Goal —
Show all lines of the listing that hold the word "this".

Records shown —
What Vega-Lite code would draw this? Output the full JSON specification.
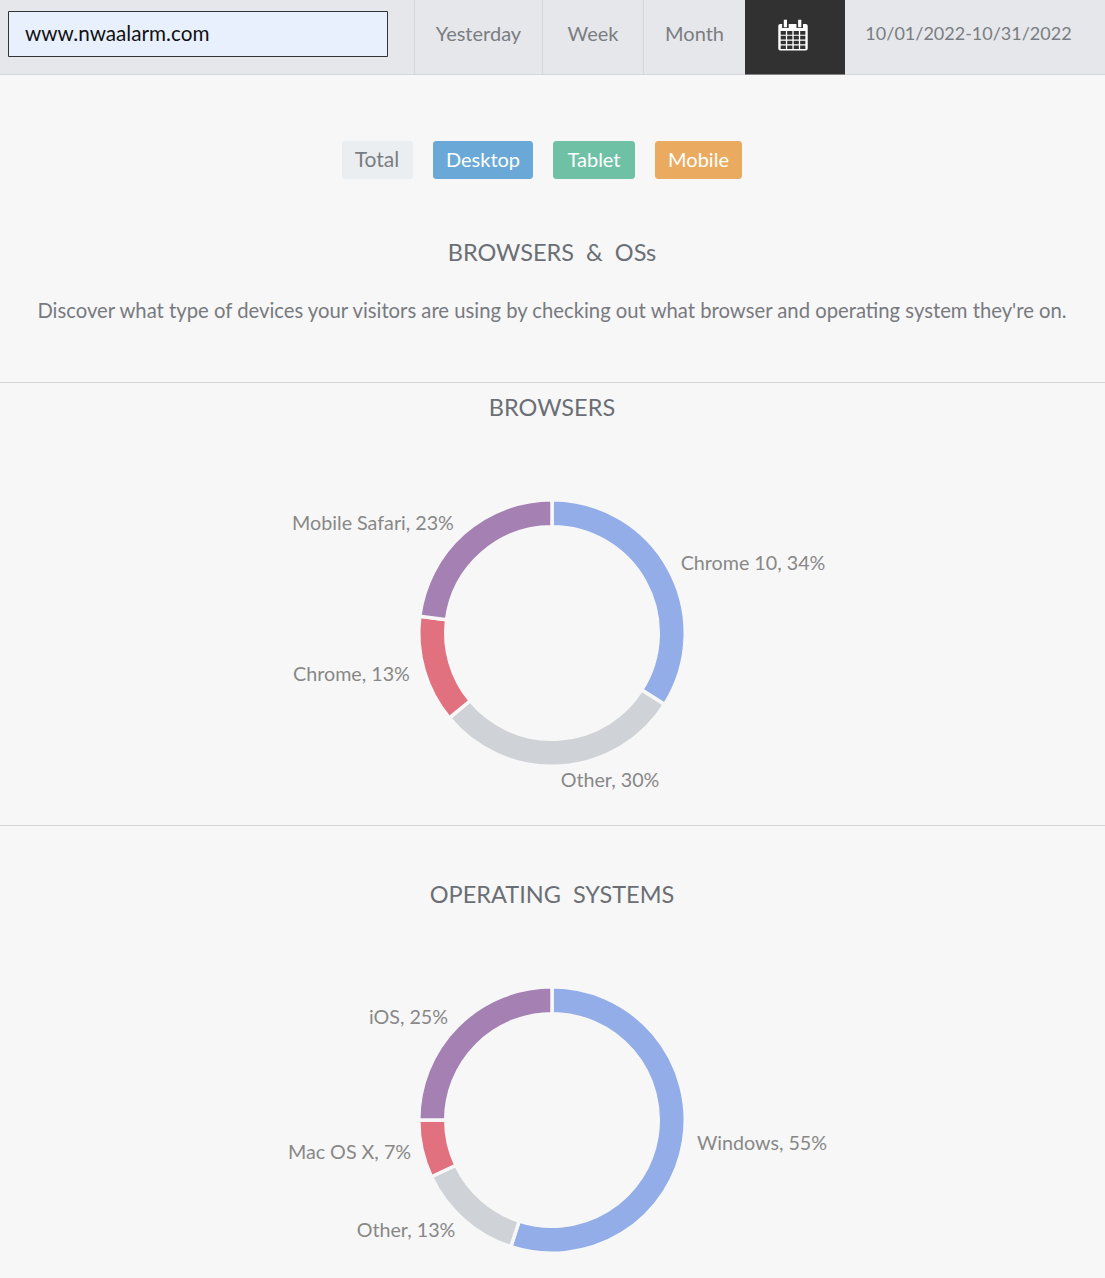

...

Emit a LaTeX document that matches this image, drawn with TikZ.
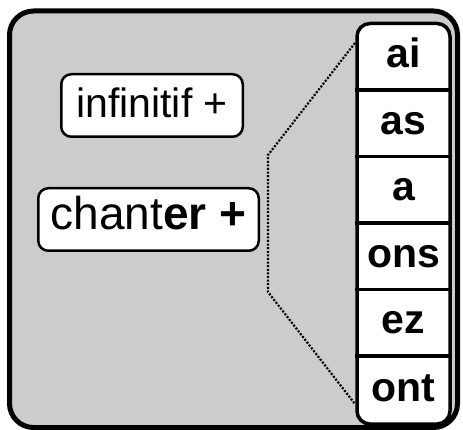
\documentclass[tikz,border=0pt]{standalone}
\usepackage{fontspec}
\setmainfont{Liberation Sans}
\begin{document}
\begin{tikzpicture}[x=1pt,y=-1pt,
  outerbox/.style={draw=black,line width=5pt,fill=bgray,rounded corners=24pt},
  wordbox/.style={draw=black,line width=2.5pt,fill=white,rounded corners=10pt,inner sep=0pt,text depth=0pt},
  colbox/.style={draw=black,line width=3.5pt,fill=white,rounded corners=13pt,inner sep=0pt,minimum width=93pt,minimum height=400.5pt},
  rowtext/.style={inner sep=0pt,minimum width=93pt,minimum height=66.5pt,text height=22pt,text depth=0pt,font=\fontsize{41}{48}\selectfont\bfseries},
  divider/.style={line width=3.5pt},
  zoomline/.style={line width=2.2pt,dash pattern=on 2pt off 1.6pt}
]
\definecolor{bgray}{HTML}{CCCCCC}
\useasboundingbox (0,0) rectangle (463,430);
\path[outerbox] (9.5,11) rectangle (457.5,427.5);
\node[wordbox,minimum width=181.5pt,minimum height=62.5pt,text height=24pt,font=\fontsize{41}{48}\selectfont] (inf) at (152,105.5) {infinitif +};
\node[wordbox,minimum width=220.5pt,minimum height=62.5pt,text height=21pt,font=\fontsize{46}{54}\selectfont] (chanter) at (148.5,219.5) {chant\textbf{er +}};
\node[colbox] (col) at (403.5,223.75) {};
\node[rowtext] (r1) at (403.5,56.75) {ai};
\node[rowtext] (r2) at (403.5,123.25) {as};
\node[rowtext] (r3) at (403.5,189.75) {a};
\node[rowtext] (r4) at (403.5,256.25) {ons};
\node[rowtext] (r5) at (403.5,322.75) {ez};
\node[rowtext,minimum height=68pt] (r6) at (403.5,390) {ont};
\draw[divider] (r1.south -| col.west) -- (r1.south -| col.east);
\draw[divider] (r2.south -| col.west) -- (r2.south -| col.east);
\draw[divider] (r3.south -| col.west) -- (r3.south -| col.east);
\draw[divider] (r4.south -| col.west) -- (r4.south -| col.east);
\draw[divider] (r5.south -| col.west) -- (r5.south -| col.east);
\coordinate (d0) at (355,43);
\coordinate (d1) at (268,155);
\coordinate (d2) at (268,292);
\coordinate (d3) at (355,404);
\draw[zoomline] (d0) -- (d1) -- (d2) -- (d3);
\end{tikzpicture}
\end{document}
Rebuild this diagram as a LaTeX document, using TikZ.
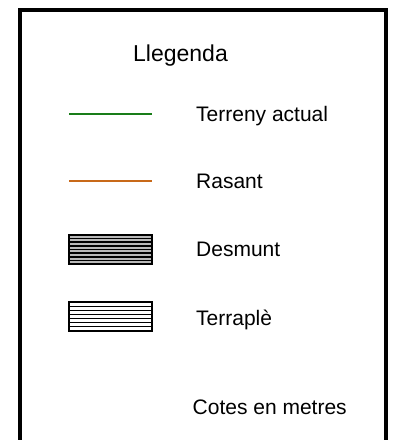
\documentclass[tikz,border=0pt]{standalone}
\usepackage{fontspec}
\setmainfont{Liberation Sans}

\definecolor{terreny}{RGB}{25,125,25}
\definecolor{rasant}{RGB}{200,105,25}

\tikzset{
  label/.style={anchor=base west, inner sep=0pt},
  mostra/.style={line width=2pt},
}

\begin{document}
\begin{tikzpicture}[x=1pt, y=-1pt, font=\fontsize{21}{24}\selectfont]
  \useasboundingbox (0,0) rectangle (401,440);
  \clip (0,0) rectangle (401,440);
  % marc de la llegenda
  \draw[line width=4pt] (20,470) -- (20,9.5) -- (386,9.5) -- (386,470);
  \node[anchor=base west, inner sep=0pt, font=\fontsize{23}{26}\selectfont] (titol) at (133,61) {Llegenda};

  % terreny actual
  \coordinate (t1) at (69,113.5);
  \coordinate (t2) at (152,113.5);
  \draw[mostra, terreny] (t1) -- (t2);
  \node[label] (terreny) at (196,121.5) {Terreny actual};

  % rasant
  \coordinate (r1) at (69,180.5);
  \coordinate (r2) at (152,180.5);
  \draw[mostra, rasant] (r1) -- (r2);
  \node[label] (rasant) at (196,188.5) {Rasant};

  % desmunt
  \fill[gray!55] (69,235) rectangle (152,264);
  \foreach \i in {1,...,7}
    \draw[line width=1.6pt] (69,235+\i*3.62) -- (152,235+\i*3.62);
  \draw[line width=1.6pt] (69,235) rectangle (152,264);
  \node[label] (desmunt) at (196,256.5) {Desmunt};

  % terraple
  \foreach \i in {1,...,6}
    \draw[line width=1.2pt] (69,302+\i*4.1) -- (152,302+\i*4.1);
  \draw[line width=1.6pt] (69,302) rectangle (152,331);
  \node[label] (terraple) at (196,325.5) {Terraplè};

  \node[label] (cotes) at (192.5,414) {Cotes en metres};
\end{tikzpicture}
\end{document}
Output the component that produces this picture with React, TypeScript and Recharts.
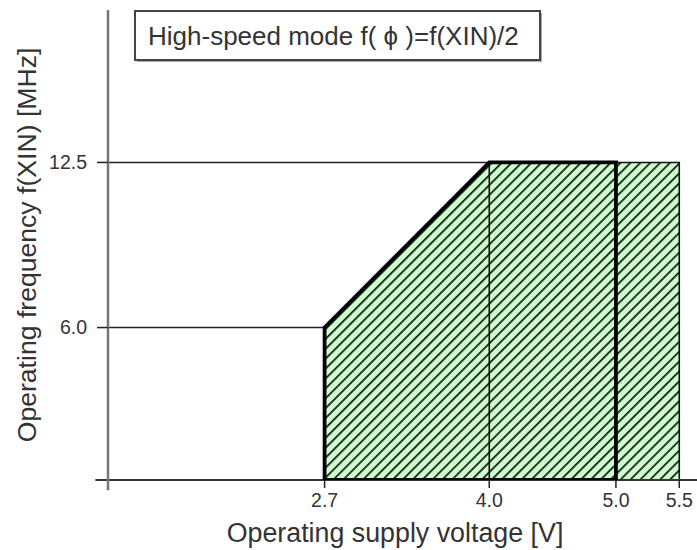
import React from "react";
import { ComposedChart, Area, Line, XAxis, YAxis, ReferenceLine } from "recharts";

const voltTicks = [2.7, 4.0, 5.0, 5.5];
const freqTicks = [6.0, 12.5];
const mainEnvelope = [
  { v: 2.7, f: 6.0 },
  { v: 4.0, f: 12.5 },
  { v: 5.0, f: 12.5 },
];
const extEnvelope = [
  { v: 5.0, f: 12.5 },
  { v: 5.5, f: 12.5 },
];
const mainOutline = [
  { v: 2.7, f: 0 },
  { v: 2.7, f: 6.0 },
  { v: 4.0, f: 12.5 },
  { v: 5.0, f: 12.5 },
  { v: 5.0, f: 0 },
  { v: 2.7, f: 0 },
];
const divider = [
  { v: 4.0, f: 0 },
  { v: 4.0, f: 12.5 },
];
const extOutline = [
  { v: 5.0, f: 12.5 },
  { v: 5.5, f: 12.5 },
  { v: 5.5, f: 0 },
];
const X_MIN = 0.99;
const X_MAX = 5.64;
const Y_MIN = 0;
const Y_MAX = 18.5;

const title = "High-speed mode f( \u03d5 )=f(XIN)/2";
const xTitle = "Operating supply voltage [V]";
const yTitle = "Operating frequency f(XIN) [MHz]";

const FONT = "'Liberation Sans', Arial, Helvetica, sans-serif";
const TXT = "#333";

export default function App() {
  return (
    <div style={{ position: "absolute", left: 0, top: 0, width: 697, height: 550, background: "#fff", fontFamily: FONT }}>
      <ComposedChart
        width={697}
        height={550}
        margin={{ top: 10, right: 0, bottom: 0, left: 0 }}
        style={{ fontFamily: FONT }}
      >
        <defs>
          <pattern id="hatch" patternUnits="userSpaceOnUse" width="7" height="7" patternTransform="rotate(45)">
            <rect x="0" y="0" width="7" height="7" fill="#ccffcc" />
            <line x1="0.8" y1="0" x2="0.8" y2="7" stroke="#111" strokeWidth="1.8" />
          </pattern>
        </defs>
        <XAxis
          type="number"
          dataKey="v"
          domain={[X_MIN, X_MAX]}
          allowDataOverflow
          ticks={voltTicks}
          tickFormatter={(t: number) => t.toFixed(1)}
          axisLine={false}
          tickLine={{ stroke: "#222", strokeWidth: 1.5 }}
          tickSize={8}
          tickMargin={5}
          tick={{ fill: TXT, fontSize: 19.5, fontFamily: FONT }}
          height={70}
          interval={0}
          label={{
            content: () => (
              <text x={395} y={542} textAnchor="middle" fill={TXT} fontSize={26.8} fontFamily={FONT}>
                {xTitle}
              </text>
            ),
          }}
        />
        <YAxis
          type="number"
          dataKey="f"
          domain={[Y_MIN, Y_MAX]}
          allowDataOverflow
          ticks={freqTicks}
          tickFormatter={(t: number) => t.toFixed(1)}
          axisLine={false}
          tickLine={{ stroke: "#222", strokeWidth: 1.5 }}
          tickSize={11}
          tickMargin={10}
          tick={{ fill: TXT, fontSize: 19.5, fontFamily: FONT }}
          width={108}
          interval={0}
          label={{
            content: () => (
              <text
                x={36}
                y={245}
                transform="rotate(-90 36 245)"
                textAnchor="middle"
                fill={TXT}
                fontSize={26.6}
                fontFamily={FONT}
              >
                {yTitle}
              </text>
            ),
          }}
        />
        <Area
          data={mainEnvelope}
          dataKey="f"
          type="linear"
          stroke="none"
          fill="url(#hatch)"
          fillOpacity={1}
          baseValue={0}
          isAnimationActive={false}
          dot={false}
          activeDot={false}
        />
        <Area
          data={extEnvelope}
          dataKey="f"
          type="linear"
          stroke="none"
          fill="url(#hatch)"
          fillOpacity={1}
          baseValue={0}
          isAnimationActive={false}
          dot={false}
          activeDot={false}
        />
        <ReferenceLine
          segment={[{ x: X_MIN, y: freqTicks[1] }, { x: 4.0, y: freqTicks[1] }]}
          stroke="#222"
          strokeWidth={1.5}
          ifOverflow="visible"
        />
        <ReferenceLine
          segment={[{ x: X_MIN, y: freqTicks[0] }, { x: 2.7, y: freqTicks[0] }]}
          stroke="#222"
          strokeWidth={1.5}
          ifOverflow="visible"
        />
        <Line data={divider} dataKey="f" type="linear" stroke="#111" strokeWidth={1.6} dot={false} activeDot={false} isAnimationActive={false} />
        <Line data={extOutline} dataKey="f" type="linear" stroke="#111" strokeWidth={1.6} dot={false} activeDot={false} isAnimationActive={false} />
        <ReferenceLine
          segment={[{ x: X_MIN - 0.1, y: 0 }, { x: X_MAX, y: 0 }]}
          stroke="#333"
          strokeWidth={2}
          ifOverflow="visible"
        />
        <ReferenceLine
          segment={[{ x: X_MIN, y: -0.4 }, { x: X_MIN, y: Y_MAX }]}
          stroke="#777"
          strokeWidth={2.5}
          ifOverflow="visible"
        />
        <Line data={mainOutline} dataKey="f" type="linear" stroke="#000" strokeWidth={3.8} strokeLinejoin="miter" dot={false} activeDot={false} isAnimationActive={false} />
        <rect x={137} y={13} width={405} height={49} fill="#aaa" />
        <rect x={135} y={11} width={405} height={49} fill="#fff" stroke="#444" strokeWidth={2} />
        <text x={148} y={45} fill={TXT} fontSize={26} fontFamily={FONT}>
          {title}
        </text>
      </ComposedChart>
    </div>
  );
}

Task response —
What Vega-Lite code would draw this? Output the full JSON specification.
Emit a LaTeX document that matches this image, drawn with TikZ.
Rebuild this diagram as a LaTeX document, using TikZ.
Output the component that produces this picture with React, TypeScript and Recharts.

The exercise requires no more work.